# Single handed sailor.



## dan s/v Procyon (10 mo ago)

My name is Dan. My cruising grounds are comprised of the West Coast of Florida, The Everglades and the Keys.
My means of transport is a 1966 Pearson Alberg 35. Modest in regards to accomodations by today's standards. She is strong and a lovely sail. While on land a short bus gets me around.
My wife and I purchased Procyon 21 years ago. Each year we would spend 5-6 months onboard. Trisha passed away five years ago. I have said goodbye to our home in Pennsylvania. This year I single hand.
The wonders and discoveries I have made along the way are worthy of sharing. I am 63 years old and in good health.
Much as the light we see with our eyes is comprised of three primary colors, I view friendship made of the three primary colors of openness, honesty, understanding.
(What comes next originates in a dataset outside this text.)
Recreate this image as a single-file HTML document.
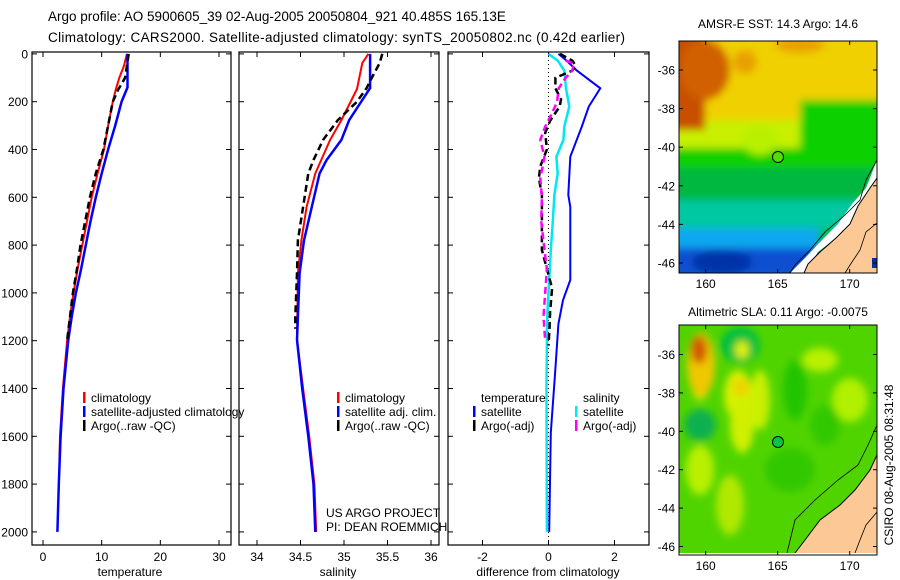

If you share similar sentiment, then perhaps we may share a voyage together.





  








Screenshot_20211205-154206.jpg




__
dan s/v Procyon


__
10 mo ago









I can be contacted at: [email protected]


----------



## hpeer (May 14, 2005)

Welcome aboard.

Ex Philadelphians.


----------



## dan s/v Procyon (10 mo ago)

hpeer said:


> Welcome aboard.
> 
> Ex Philadelphians.


----------



## dan s/v Procyon (10 mo ago)

Thank you!

Dan


----------



## MarkofSeaLife (Nov 7, 2010)

Welcome to SailNet. 
I dunno how many miles I've done solo. Maybe 30,000? Something like that. 
Always evjoyable to me at sea by myself. 
Have a crew member now and have to marry her so those days might be done 😢😭


Mark


----------



## dan s/v Procyon (10 mo ago)

MarkofSeaLife said:


> Welcome to SailNet.
> I dunno how many miles I've done solo. Maybe 30,000? Something like that.
> Always evjoyable to me at sea by myself.
> Have a crew member now and have to marry her so those days might be done 😢😭
> ...


Life has a tendency to take those living it on many journeys. Enjoy yours!


----------